Instructions for the task ▸ Nothing after the line with "var lastYear = 2025;" belongs in the copy; extract the lines below from the top through that line, pictures left out.
━━━ Dataset content
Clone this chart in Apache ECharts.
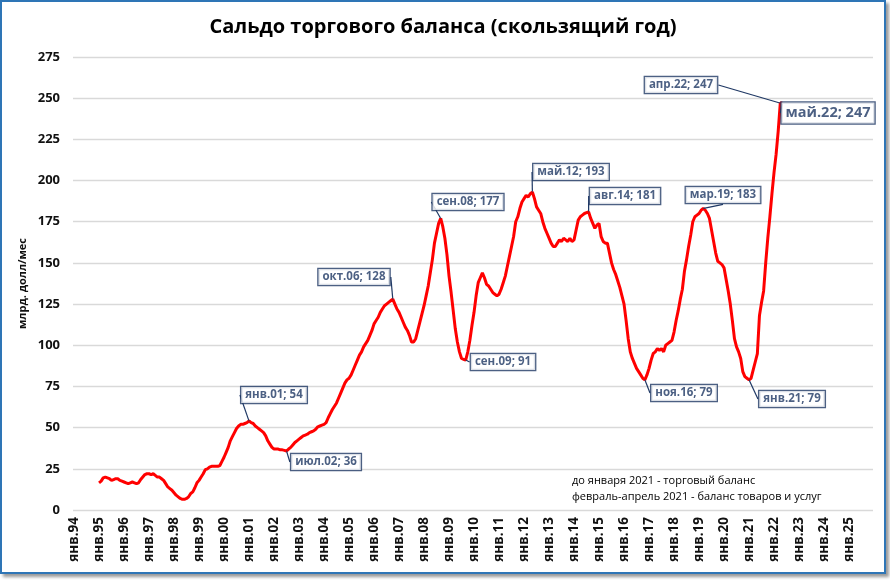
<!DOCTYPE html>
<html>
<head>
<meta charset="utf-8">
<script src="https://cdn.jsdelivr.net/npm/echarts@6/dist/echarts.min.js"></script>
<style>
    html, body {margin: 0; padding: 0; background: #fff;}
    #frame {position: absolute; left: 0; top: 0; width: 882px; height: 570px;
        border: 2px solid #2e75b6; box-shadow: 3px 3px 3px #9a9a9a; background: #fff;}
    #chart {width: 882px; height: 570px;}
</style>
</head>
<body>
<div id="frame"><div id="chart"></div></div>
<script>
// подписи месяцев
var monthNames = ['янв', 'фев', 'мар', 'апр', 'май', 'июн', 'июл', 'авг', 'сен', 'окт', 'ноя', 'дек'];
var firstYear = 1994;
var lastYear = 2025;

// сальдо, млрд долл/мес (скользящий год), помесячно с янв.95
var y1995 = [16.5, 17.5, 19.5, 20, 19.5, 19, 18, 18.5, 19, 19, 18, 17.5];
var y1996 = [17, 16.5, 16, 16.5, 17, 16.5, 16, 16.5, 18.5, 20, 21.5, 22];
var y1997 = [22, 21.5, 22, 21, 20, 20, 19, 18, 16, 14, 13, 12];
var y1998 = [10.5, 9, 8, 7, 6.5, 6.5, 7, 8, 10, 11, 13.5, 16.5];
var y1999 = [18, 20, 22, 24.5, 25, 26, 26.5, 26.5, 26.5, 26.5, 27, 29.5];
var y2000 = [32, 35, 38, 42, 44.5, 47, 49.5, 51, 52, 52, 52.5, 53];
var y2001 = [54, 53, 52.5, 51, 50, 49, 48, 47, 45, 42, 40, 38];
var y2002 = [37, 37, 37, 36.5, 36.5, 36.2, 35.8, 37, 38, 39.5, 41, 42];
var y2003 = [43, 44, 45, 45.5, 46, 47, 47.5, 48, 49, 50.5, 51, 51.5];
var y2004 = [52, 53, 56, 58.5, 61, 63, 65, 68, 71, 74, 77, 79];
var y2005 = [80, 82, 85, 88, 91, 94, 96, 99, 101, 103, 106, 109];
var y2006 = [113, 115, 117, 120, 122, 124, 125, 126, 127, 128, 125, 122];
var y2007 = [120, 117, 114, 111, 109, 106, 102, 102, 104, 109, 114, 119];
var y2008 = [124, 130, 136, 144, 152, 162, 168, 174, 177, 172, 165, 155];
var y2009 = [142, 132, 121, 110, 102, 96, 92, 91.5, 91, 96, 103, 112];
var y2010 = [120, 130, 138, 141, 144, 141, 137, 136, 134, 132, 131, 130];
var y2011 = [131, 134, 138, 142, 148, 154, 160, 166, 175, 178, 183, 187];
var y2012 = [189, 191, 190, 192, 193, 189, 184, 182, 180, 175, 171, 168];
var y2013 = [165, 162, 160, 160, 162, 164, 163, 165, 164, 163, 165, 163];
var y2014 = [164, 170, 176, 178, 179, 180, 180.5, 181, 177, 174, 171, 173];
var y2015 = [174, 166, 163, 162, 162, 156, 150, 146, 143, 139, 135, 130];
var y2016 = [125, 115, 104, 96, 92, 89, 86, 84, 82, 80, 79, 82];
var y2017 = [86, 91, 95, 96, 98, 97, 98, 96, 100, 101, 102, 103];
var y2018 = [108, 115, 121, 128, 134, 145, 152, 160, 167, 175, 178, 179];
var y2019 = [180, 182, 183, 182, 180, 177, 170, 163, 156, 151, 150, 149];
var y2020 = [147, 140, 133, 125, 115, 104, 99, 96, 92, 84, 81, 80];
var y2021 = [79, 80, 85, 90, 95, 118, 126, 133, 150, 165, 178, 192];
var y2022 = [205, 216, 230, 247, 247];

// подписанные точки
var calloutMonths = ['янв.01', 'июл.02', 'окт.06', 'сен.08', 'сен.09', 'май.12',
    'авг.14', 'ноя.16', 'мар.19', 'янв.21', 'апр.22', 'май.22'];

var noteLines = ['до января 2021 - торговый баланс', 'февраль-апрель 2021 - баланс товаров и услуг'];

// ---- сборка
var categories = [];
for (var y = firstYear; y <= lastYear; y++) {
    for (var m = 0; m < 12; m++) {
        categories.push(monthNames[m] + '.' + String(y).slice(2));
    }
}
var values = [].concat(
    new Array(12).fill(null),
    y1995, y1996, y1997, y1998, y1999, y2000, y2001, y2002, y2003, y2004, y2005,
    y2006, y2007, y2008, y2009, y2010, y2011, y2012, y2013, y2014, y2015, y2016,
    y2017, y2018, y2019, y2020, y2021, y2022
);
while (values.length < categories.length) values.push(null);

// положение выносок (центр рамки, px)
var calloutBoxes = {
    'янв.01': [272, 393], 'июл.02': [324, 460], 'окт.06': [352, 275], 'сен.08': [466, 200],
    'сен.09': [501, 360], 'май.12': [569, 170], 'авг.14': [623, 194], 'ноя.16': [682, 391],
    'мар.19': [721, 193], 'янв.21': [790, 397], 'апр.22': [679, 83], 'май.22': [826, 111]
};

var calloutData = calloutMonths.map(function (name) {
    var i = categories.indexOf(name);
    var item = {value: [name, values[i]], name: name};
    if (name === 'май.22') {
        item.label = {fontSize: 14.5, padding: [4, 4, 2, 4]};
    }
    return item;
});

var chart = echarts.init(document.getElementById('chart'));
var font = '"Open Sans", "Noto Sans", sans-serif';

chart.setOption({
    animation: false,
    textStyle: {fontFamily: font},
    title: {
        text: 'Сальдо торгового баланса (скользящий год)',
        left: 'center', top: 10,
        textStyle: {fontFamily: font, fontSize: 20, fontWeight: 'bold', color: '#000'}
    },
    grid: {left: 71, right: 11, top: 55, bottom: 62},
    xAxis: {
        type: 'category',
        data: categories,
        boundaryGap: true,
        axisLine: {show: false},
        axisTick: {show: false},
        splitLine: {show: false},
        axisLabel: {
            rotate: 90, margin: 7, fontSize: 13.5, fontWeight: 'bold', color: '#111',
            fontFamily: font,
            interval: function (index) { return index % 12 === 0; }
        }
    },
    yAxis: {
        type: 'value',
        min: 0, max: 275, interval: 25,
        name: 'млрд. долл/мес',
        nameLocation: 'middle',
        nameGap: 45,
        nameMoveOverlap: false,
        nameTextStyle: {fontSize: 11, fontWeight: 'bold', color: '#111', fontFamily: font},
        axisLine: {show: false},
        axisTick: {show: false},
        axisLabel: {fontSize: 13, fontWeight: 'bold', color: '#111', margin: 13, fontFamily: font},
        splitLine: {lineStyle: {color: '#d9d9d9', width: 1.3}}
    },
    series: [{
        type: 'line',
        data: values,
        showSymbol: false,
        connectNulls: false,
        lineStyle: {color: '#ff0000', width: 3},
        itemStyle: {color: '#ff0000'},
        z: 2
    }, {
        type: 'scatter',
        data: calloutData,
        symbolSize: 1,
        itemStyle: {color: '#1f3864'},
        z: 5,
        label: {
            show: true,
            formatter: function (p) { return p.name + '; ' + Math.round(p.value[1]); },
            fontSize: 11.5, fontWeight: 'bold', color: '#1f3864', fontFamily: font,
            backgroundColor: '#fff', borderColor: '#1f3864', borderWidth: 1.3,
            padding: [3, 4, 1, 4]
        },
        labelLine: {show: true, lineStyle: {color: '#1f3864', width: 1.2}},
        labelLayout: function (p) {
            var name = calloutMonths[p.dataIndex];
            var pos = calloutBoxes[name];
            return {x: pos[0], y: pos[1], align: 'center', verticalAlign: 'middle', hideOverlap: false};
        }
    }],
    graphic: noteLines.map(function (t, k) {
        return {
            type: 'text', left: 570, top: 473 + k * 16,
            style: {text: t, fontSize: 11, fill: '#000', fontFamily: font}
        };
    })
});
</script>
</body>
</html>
━━━━━━
Solved exercise ▸
Clone this chart in Apache ECharts.
<!DOCTYPE html>
<html>
<head>
<meta charset="utf-8">
<script src="https://cdn.jsdelivr.net/npm/echarts@6/dist/echarts.min.js"></script>
<style>
    html, body {margin: 0; padding: 0; background: #fff;}
    #frame {position: absolute; left: 0; top: 0; width: 882px; height: 570px;
        border: 2px solid #2e75b6; box-shadow: 3px 3px 3px #9a9a9a; background: #fff;}
    #chart {width: 882px; height: 570px;}
</style>
</head>
<body>
<div id="frame"><div id="chart"></div></div>
<script>
// подписи месяцев
var monthNames = ['янв', 'фев', 'мар', 'апр', 'май', 'июн', 'июл', 'авг', 'сен', 'окт', 'ноя', 'дек'];
var firstYear = 1994;
var lastYear = 2025;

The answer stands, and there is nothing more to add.